In my last post I talked about the Pros and Cons of patents (admittedly more about the Cons). Now I just received the following link: http://www.edwardtufte.com/bboard/q-and-a-fetch-msg?msg_id=0003Y1&topic_id=1 . Microsoft surprisingly filed a patent application for a technology called micro charts (also known as Sparklines). From my understanding there is a lot of prior art that stands against such a patent. I hope the USPTO will acknowledge this.

Patents are bad for the consumer

Ever since the latest law suite wave by Eolas, everyone with a somewhat common sense must have realized that software patents are nonsense.

It is often referred to the fact that many software patents have the character of trivial patents and should therefore not be recognized as patents. But I am way more intrigued by the question of whether the generic patent concept as such is still of any use.

In my opinion, there is no point in arguing whether a patent is an advantage for the patent holder. By all means, it is favourable in that respect that the patent holder receives the lifelong monopoly for a particular technology. De facto at least, because during the 200-year-old history of the steam engine, 20 years may have seemed a reasonable period of protection; in today’s technological era, 20 years is an eternity.

It is often argued that patents are about protecting intellectual property. The inventor is to be compensated for his development work. Interestingly, consumers regard the idea of patents as fair thinking of the small-scale inventor whose idea is stolen by the large corporation, or the pharmacy industry, which – without patent protection – would supposedly not develop costly meds.

But the original idea of the patent was not about creating a fair and automatic reward system for the inventor. It was more about giving the investor an incentive to disclose his know-how to the general public. And in return, society would not reward the inventor in financial terms but with a time-limited monopoly. But here is the crucial part: the patent concept was not about an inventor’s fundamental right to receive remuneration for intellectual work. It was more about society being prepared to pay dearly (albeit cashless) for new knowledge during periods of scarce know-how and long development cycles.

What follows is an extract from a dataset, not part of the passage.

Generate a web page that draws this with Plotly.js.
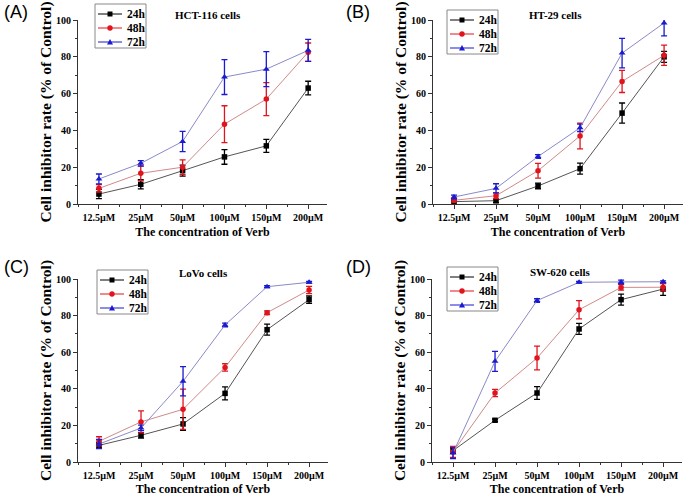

Today, however, know-how is no longer scarce. Among the 6.8 billion people, there are plenty of intelligent or even genius people, many from aspiring countries like China and India. Each one of them has a desire to ultimately turn his know-how into cash. This can only be done by introducing the know-how to the market. And not as a pure patent exploiter, as, e.g., a manufacturer of tangible goods.

In case of intangible goods, which can be freely copied like e.g. digital products, it will be more difficult, though not impossible. What counts here is the speed of innovation. The one who innovates faster than the competition is able to capitalize on his intellectual property. While patents impede innovation, the cancellation of patent protection would be leading to an innovation race which would ultimately benefit society and the consumer. The following chart shows how the patent system decreases the speed of innovation.

Speed of Innovation - Patents vs. Open Innovation

The level of remuneration for innovation can and must be established by global competition. The time-limited monopoly has become inappropriate as a reward system. In light of the oversupply of know-how in the global market, it has become too expensive for society and ultimately for the individual consumer, too.